Neither happened. What did happen just a few months after this declaration was a surprise merger with Parsons School of Design. In many ways the coming together of Parsons and The New School created another way to meet the present moment through studying New York. Parsons had undergone significant curricular change in the 1960s, moving its narrower focus on interior design to environmental design. Instead of decorative period rooms, studio projects offered new designs for the House of Detention for Women in Greenwich Village, just two blocks away from The New School, and a Mobilization for Youth center on the Lower East Side. Two years after the merger, Parsons faculty member Jean McClintock Gardner pushed the curricular ties even further in her 1972 Union Square project. Examining vehicular and pedestrian traffic, Gardner and her students developed ideas to enhance accessibility and use.
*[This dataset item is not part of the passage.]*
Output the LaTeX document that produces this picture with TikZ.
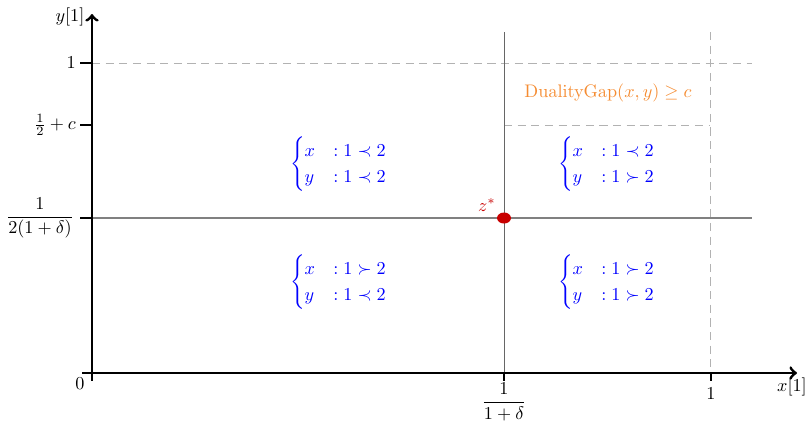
\documentclass[tikz,border=0pt]{standalone}
\usepackage{amsmath,amssymb}
\begin{document}
\begin{tikzpicture}[x=0.55pt,y=-0.55pt,
  axisline/.style={line width=1.6pt,->},
  tickline/.style={line width=1.6pt},
  gridsolid/.style={gray,line width=0.6pt},
  griddash/.style={gray!60,line width=0.55pt,dash pattern=on 4.5pt off 3pt},
  region/.style={blue},
  lbl/.style={inner sep=1pt}]
\useasboundingbox (0,0) rectangle (808,426);
\definecolor{gaporange}{RGB}{245,140,50}
\definecolor{zred}{RGB}{200,0,0}
% coordinates
\coordinate (O) at (92,373);
\coordinate (xend) at (797,373);
\coordinate (xstart) at (82,373);
\coordinate (ystart) at (92,380);
\coordinate (yend) at (92,14);
% grid lines
\coordinate (h1l) at (92,63);  \coordinate (h1r) at (752,63);
\coordinate (hcl) at (504,125); \coordinate (hcr) at (710,125);
\coordinate (hml) at (92,218); \coordinate (hmr) at (752,218);
\coordinate (vdt) at (504,32); \coordinate (vdb) at (504,373);
\coordinate (v1t) at (710,32); \coordinate (v1b) at (710,373);
\draw[griddash] (h1l) -- (h1r);
\draw[griddash] (hcl) -- (hcr);
\draw[griddash] (v1t) -- (v1b);
\draw[gridsolid] (hml) -- (hmr);
\draw[gray!80!black,line width=0.4pt] (vdt) -- (vdb);
% axes
\draw[axisline] (xstart) -- (xend);
\draw[axisline] (ystart) -- (yend);
% y ticks
\coordinate (ty1) at (80,63);  \coordinate (ty1e) at (92,63);
\coordinate (tyc) at (80,125); \coordinate (tyce) at (92,125);
\coordinate (tym) at (80,218); \coordinate (tyme) at (92,218);
\draw[tickline] (ty1) -- (ty1e);
\draw[tickline] (tyc) -- (tyce);
\draw[tickline] (tym) -- (tyme);
% x ticks
\coordinate (txd) at (504,373); \coordinate (txde) at (504,381);
\coordinate (tx1) at (711,373); \coordinate (tx1e) at (711,381);
\coordinate (tx0) at (92,373); \coordinate (tx0e) at (92,381);
\draw[tickline] (txd) -- (txde);
\draw[tickline] (tx1) -- (tx1e);
\draw[tickline] (tx0) -- (tx0e);
% labels
\node[lbl,anchor=east] (ylab1) at (78,63) {$1$};
\node[lbl,anchor=east] (ylabc) at (78,125) {$\frac{1}{2}+c$};
\node[lbl,anchor=east] (ylabm) at (76,218) {$\dfrac{1}{2(1+\delta)}$};
\node[lbl] (ylab) at (70,17) {$y[1]$};
\node[lbl] (xlab) at (792,387) {$x[1]$};
\node[lbl] (zero) at (80,384) {$0$};
\node[lbl] (xlabd) at (504,402) {$\dfrac{1}{1+\delta}$};
\node[lbl] (xlab1) at (711,394) {$1$};
% regions
\node[region] (rul) at (339,164) {$\begin{cases} x & :1\prec 2\\ y & :1\prec 2\end{cases}$};
\node[region] (rur) at (607,164) {$\begin{cases} x & :1\prec 2\\ y & :1\succ 2\end{cases}$};
\node[region] (rll) at (339,282) {$\begin{cases} x & :1\succ 2\\ y & :1\prec 2\end{cases}$};
\node[region] (rlr) at (607,282) {$\begin{cases} x & :1\succ 2\\ y & :1\succ 2\end{cases}$};
\node[text=gaporange] (gap) at (608,93) {$\mathrm{DualityGap}(x,y)\geq c$};
% z*
\fill[zred] (504,218) ellipse (7 and 5.5);
\node[text=zred] (zstar) at (487,205) {$z^*$};
\end{tikzpicture}
\end{document}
Design moved from elegant drawing rooms to the public square.
As The New School acquired more programs — from media studies to jazz and drama — New York became the place where those parts found common ground for related questions, sites of research, and application of knowledge. The university always looked far beyond the city as well, to Europe for its model of social sciences and now to India and China for defining issues of sustainability, climate change, and the transnational flow of goods and ideas. But New York is the place in which the New School found its métier. In this place, the school figures out how to meet the current moment and imagine the next one.
Julia Foulkes is a Professor of History at The New School, and the author of A Place for Us: “West Side Story” and New York (2016).